Open X-Embodiment, DROID, Ego4D: Generalist robot datasets for manipulation, navigation, imitation, and self-play learning (Ye et al., 18 Mar 2026, Guo et al., 11 Oct 2025, Yin et al., 9 Mar 2026).
WildBench: Action-following and state-alignment benchmarks for visually complex, semantically rich action spaces (Li et al., 24 Mar 2026).

These datasets facilitate direct measurement of semantic, kinematic, and physical consistency, highlighting the persistent gap between pixel-fidelity and true behaviorally aligned, interactive imagination.

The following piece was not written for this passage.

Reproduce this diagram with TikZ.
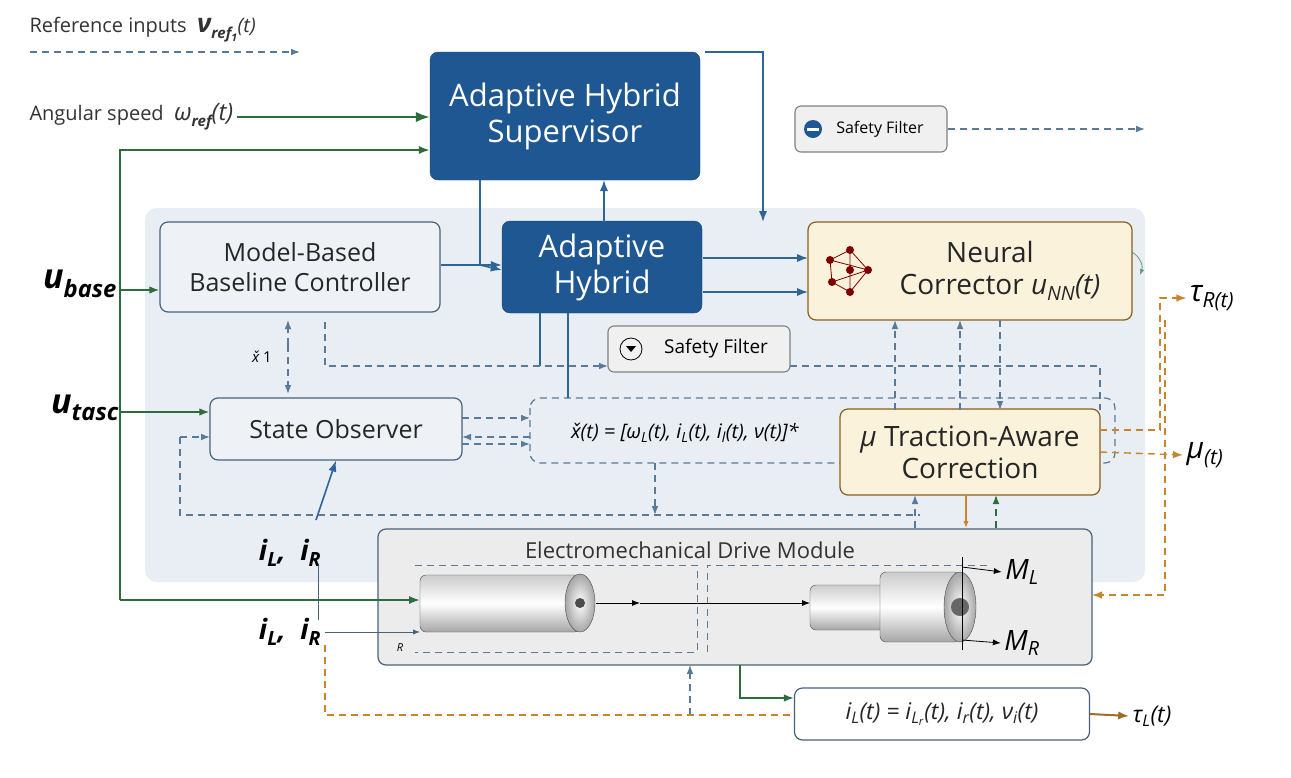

7. Methodological Advances and Future Directions

Central open problems and promising research directions identified across the literature include:

Unified Latent-State Modeling: Integrating geometry, vision, language, and control into a single latent state for efficient, generalizable imagination and planning ("Aether" (Team et al., 24 Mar 2025), "DriveWorld-VLA" (Jia et al., 6 Feb 2026)).
Cross-Domain Latent Action Interfaces: Anchoring action representations with context-invariant, semantically interpretable objectives (SeqΔ-REPA (Jiang et al., 10 Feb 2026)), and enabling learning without any action labels ("Learning Latent Action World Models In The Wild" (Garrido et al., 8 Jan 2026)).
Policy-World Model Coupling: Training policies with lookahead/future-conditioned representations and reward shaping from predicted world and agent interactions ("NavThinker" (Hu et al., 16 Mar 2026)).
Semantic World Models and Planning: Moving from pixel-based and even feature-based targets to direct semantic reasoning, using VLMs as semantic planners and judges ("Semantic World Models" (Berg et al., 22 Oct 2025), "World-Model-Augmented Web Agents" (Shen et al., 17 Feb 2026)).
Efficient, Real-Time Sampling: Reducing inference cost (ACC, ICSD, causal decoupling (Yan et al., 8 Mar 2026, Ye et al., 18 Mar 2026)) to enable real-time, closed-loop deployment.

These advances collectively point toward scalable, physically and semantically faithful, action-controllable world models suitable for generalist autonomy and robust policy planning in complex real-world environments.